Context
A sponsor-backed industrial distribution platform at approximately $200M in revenue had completed three add-on acquisitions in the eighteen months prior. The consolidation work had not kept up with the deal cadence. Three different ERP systems were running in parallel. Chart-of-accounts mapping was inconsistent across legal entities. Inventory reconciliations between locations carried unexplained variances. Branch-level margin reporting was unreliable.
The existing senior lender was unwilling to expand the facility without cleaner financials and a credible integrated forecast. The sponsor had a four-month window before the next platform acquisition needed to close. The company needed either a meaningful expansion of the existing facility or a new senior facility — and the reporting infrastructure to support either path.
Role
Senior advisory lead working alongside the platform CFO and the sponsor’s deal team. Direct coordination with the existing senior lender, two prospective lenders, the audit firm, and the platform’s accounting and FP&A leadership.
Work Performed
- Consolidated historical financials. Reconciled three sets of historical financials into a single consolidated view across legal entities, harmonizing chart of accounts and adjusting for intercompany eliminations and add-back consistency.
- Integrated three-statement forecast. Built a forecast model covering the existing platform plus the planned next add-on, with sensitivities on key revenue concentration and margin assumptions.
- KPI package. Stood up branch-level reporting on revenue concentration, gross margin by branch, working capital intensity, cash conversion, and inventory turns.
- Lender package. Constructed the materials for the senior lender process: covenant analysis with sensitivity scenarios, EBITDA add-back schedule with documentation, integration synergy walk supporting the forecast, and management commentary.
- Lender process management. Coordinated outreach across two prospective senior lenders and the existing lender, prepared management for lender meetings, and managed the Q&A and diligence response process.
- Covenant negotiation. Supported negotiation of the covenant package — leverage definitions, EBITDA add-back permissions, equity cure rights, and reporting requirements.

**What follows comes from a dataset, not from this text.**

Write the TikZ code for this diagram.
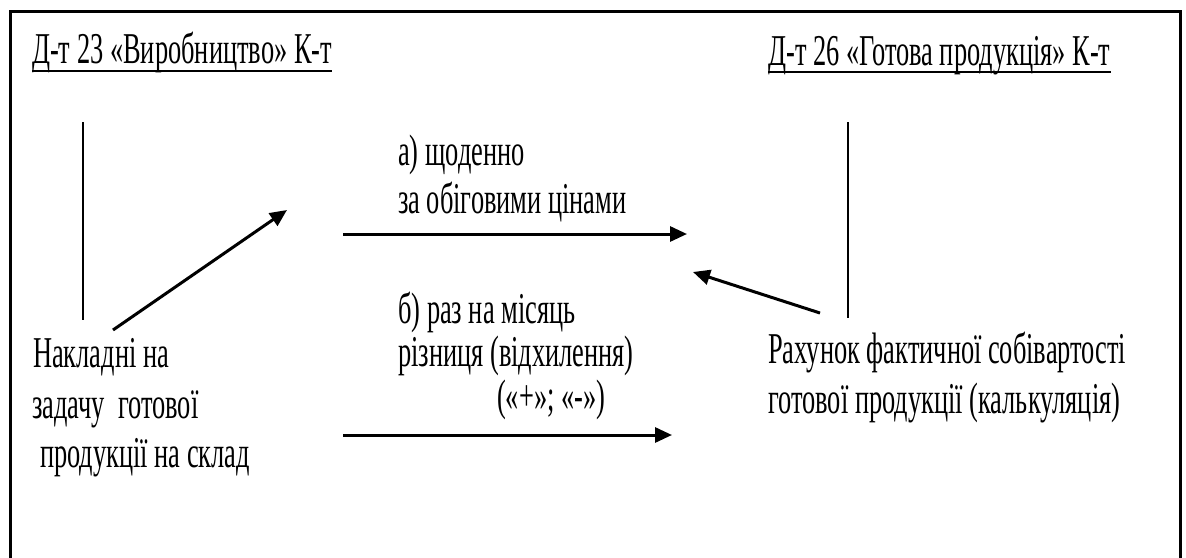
\documentclass[tikz,border=0pt]{standalone}
\usepackage{fontspec}
\usepackage{graphicx}
\usetikzlibrary{arrows.meta}
\setmainfont{Liberation Serif}
\newcommand\sqz[1]{\scalebox{0.60}[1]{#1}}
\begin{document}
\begin{tikzpicture}[x=1pt,y=-1pt,
  txt/.style={anchor=base west,inner sep=0pt,font=\rmfamily\fontsize{44}{50}\selectfont},
  arr/.style={line width=3pt,-{Triangle[length=17pt,width=15pt]}},
  tline/.style={line width=1.3pt}]
\useasboundingbox (0,0) rectangle (1186,557);
\fill[white] (0,0) rectangle (1186,557);
\draw[line width=3pt] (10.5,11.5) rectangle (1180.5,575);
% titles
\node[txt] (t1) at (32,63) {\sqz{Д-т 23 «Виробництво» К-т}};
\node[txt] (t2) at (768,65) {\sqz{Д-т 26 «Готова продукція» К-т}};
\draw[line width=1.5pt] ([yshift=-8pt]t1.base west) -- ([yshift=-8pt]t1.base east);
\draw[line width=1.5pt] ([yshift=-7pt]t2.base west) -- ([yshift=-7pt]t2.base east);
% T-account lines
\coordinate (l1) at (83,122); \coordinate (l2) at (83,320);
\coordinate (r1) at (848,122); \coordinate (r2) at (848,318);
\draw[tline] (l1) -- (l2);
\draw[tline] (r1) -- (r2);
% left text
\node[txt] (n1) at (33,367) {\sqz{Накладні на}};
\node[txt] (n2) at (32,418) {\sqz{задачу\ \ готової}};
\node[txt] (n3) at (40,467) {\sqz{продукції на склад}};
% middle text
\node[txt] (a1) at (398,165) {\sqz{а) щоденно}};
\node[txt] (a2) at (398,213) {\sqz{за обіговими цінами}};
\node[txt] (b1) at (398,323) {\sqz{б) раз на місяць}};
\node[txt] (b2) at (398,366) {\sqz{різниця (відхилення)}};
\node[txt] (b3) at (497,410) {\sqz{(«+»; «-»)}};
% right text
\node[txt] (r1t) at (768,363) {\sqz{Рахунок фактичної собівартості}};
\node[txt] (r2t) at (768,413) {\sqz{готової продукції (калькуляція)}};
% arrows
\coordinate (d1) at (113,330); \coordinate (d2) at (287,210);
\coordinate (h1) at (343,234); \coordinate (h2) at (687,234);
\coordinate (g1) at (343,435); \coordinate (g2) at (672,435);
\coordinate (k1) at (820,313); \coordinate (k2) at (693,272);
\draw[arr] (d1) -- (d2);
\draw[arr] (h1) -- (h2);
\draw[arr] (g1) -- (g2);
\draw[arr] (k1) -- (k2);
\end{tikzpicture}
\end{document}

- Audit coordination. Coordinated with the audit firm to produce reviewed-quality interim financials supporting the lender process.
Outcome
- $50M new senior facility closed within the targeted four-month window.
- Improved covenant package versus the existing facility: looser leverage covenants, broader EBITDA add-back permissions, and meaningful equity cure rights.
- Reporting infrastructure for ongoing platform consolidation left in place — KPI package, branch reporting, and consolidation process became part of the standing finance operating rhythm.
- Next platform add-on closed on schedule funded against the new facility.